御用金、烈顧記他(平田 弘史)

ここ30年程の大多数の漫画を読破した一漫画ファンとして、平田弘史は、最も好きな漫画家の一人であり、それを広言するにはばからない。
最近、平田作品の復刻が相次いでいることは1平田ファンとして嬉しいが、反面、孤高の漫画家であった平田の良さがはたして現在の大衆に受けるのか不安である。更に言えば、マニア的スノッブ根性からすれば、あまりメジャーになって欲しくないとすら思っており、痛し痒しである。
とは言え、最近復刊されたものは
1.既刊平田弘史全集など(私は所有しているが絶版)に収録されている
2.原稿紛失のため雑誌原稿を取り込んだ汚い画質
3.駄作だから今まで復刊されていなかった
4.高価
のいずれか、あるいは複数を兼ね備えているものばかりで、コストパフォーマンスは低い。
原画紛失は理解出来るし、それでも復刊すると言う情熱も尊敬するが、それならばデジタルリマスタリングとまでは言わなくとも、せめて取込画像の簡単なゴミ取り処理、文字フォントの打ち換えくらいはして欲しいものだ。それもせず、また既刊であるから新規原稿料も発生しない作品を一冊1500円以上で発売するのはいかがなものかと思う。紙質も悪いし、この半額でもいいのではないか。
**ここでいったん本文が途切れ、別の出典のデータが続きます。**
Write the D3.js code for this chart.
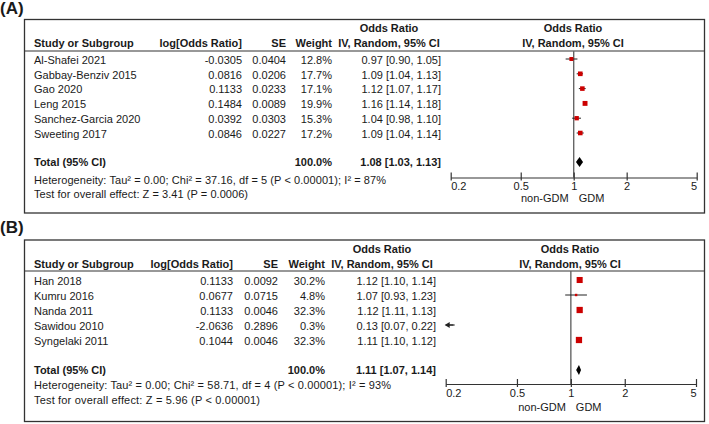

無論、発刊時の雰囲気をしのんで、との言い訳もあろうが、それでは企業努力も何もせずに居るラーメン屋が十年一日の古くさいラーメンを作って居ながら「懐かしい味」と主張するのと同じで、現在を生きる消費者の立場からは共感出来ない。その考えに共感出来るのは同時代を過ごした同士だけであろう。
平田ファンなれば、買う気概は持っているのだが、友人に「絶対おすすめ」と貸し出す気もしない一冊。